When Emma Falls in Love - a comphet reading
i use "she" not to directly analyse Taylor's thoughts, but as a common narrator, unidentified and fictional, for all her songs.
Ever since I listened to 'WEFIL', it's been spinning in my head like a Proust' madeleine, a door sending me back to my own teenage years of ~ compulsory heterosexuality ~ So here's some more or less organized thoughts that I need to put down somewhere.
It all comes down to the "I wish I was her"
It seems pretty obvious for many sapphics (and I've seen it discussed a few times) that it resonates easily with the experience of not knowing if you want to be her, or be with her.
As always, Taylor Swift's songs are a portrait of patriarchy, and here, imo, it describes this particular mix of internalized misogyny and internalized lesbophobia. With the way women are put one against another, it can be complicated to make sense of one's feelings towards other women.
"I wish I was her" can be a way to make sense of strong feelings that dont't quite fit with best friendship. but what else could it be? if not a competition spirit you're ashamed to feel towards one of your best friend.
It's a step towards realizing you're longing not to be her, but to be him.
That being said, there's another layer there that I haven't seen discussed but which is even more screaming "teenage sapphic" to me.
Yeh, "I wish I was her" can be a way to disguise, or to understand, feelings you don't know how to make sense of otherwise. But "I wish I was her" can also be taken in its literal sense.
Specifically around this part:
when Emma falls in love, I'm learning
She wants to be her in the way she falls in love, per example:
'Cause when Emma falls in love, she's in it for keeps
She won't walk away unless she knows she absolutely has to leave
when can parallel this line in the same album, with 'Back to December' where she regrets walking away:
And then the cold came, the dark days when fear crept into my mind
You gave me all your love and all I gave you was "Goodbye"

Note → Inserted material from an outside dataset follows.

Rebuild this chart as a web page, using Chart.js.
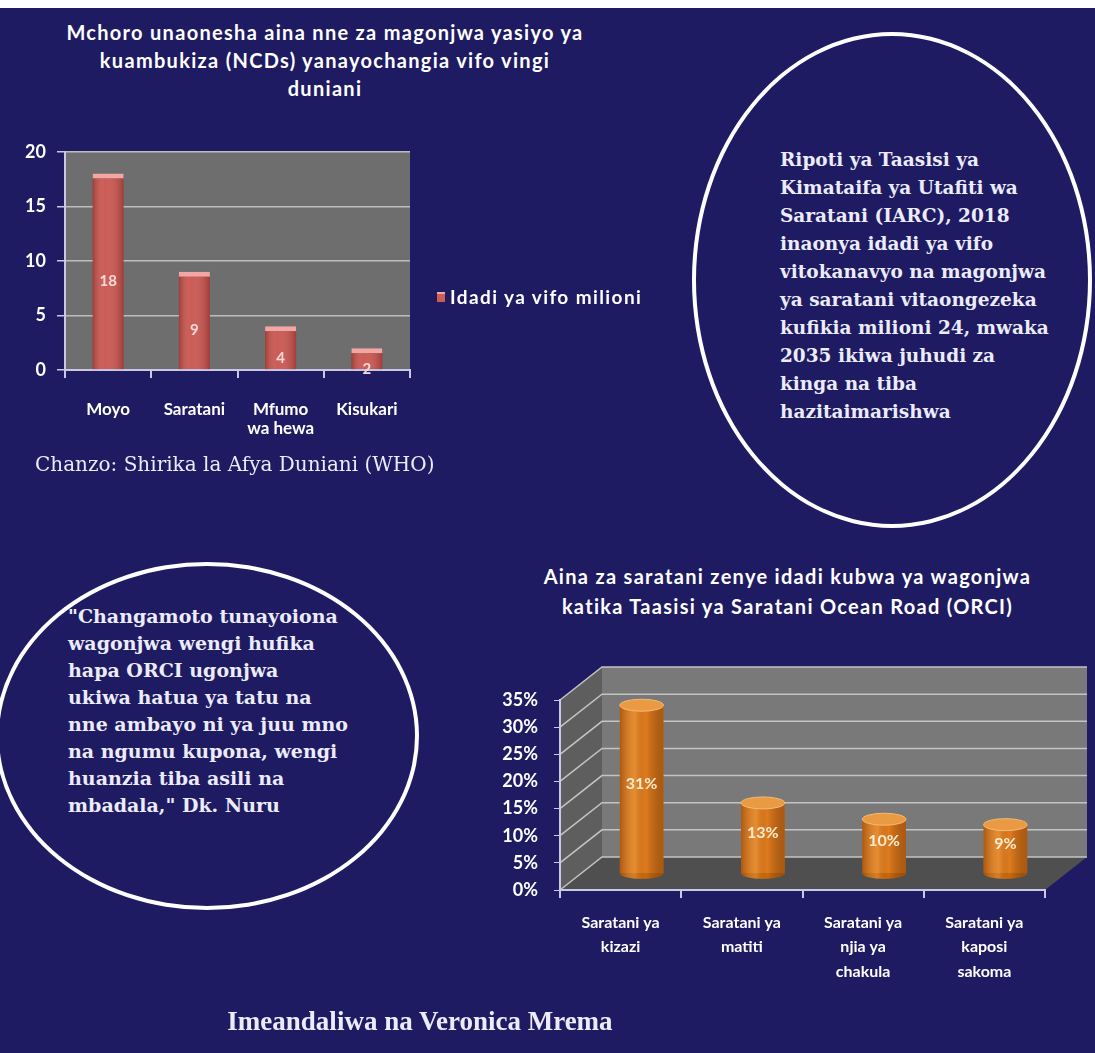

But even a bit later, in 'Getaway car', there's this idea of wanting to leave the relationship even if there's no real reason behind it, even if the guy is perfectly fine.
I wanted to leave him
I needed a reason
She won't lose herself in love the way that I did
With this line, she's clearly referencing past love of hers that she compares with Emma's. It reminds me of 'The Way I loved You', where again, she compares a love that's more mesured, that looks perfect, to one in which she actually feels things, almost in a destroying-way but surely in a way she feels alive:
You're so in love that you act insane
And that's the way I loved you
Breaking down and coming undone
It's a roller coaster kind of rush
With these two ideas, she's distancing herself from a certain idea of love that she sees as a "right" way, a love that "fits right in the palm of [their] hands" and she wishes she could experience.
So.. the queer reading comes by itself at this point.
To me, the mere idea of thinking you can learn how to love, is a clear manifestation of comphet. (Straight) love is something you are supposed to do, and there is a right way to do it that the narrator fails to perform. And when it doesn't come naturally for you, when you realize what you feel isn't how you should (see again, The Way I Loved You), you're lead to question why that is and wonder what you should do instead. By over-anaylizing other girls' relationships with boys, per example.
The narrator is incapable of committing to a relationship with a man, and is always describing straight relationships as stories and scenarios. As boxes to check, again in 'The Way I Loved you':
He says everything I need to hear and it's like
I couldn't ask for anything better
(...)
'Cause I'm not feeling anything at all
He fits perfectly the concept of a relationship, but there're no feelings involved.
Relationships don't seem to be the problem per se, as she does describe intense love! She "loses herself in love", in something so strong and hard to control - which, yet, isn't how it should be.
What comes from WEFIL are these ideas of what's right and wrong when it comes to love, which of course comes back to what's seen as "normal". The fear of not feeling like you think you should can be read as a shift in between what you're taught, what you see in the stories feeding your fantasies, and what you're actually experiencing.
A lot of Taylor Swift's music is about real life not being like stories. See 'White Horse''s:
I'm not a princess, this ain't a fairytale
What makes it more specifically about internalized lesbophobia to me, in the case of WEFIL, in this depiction of another girl and boy getting together. She's disconnecting herself from, not only one love story, but from the whole idea of "girl meets boy"
She's singing her longing to be like Emma, not to be with her boyfriend that she barely describes, but to be straight. All while praising Emma's whole personnality... Yeh, I can see you.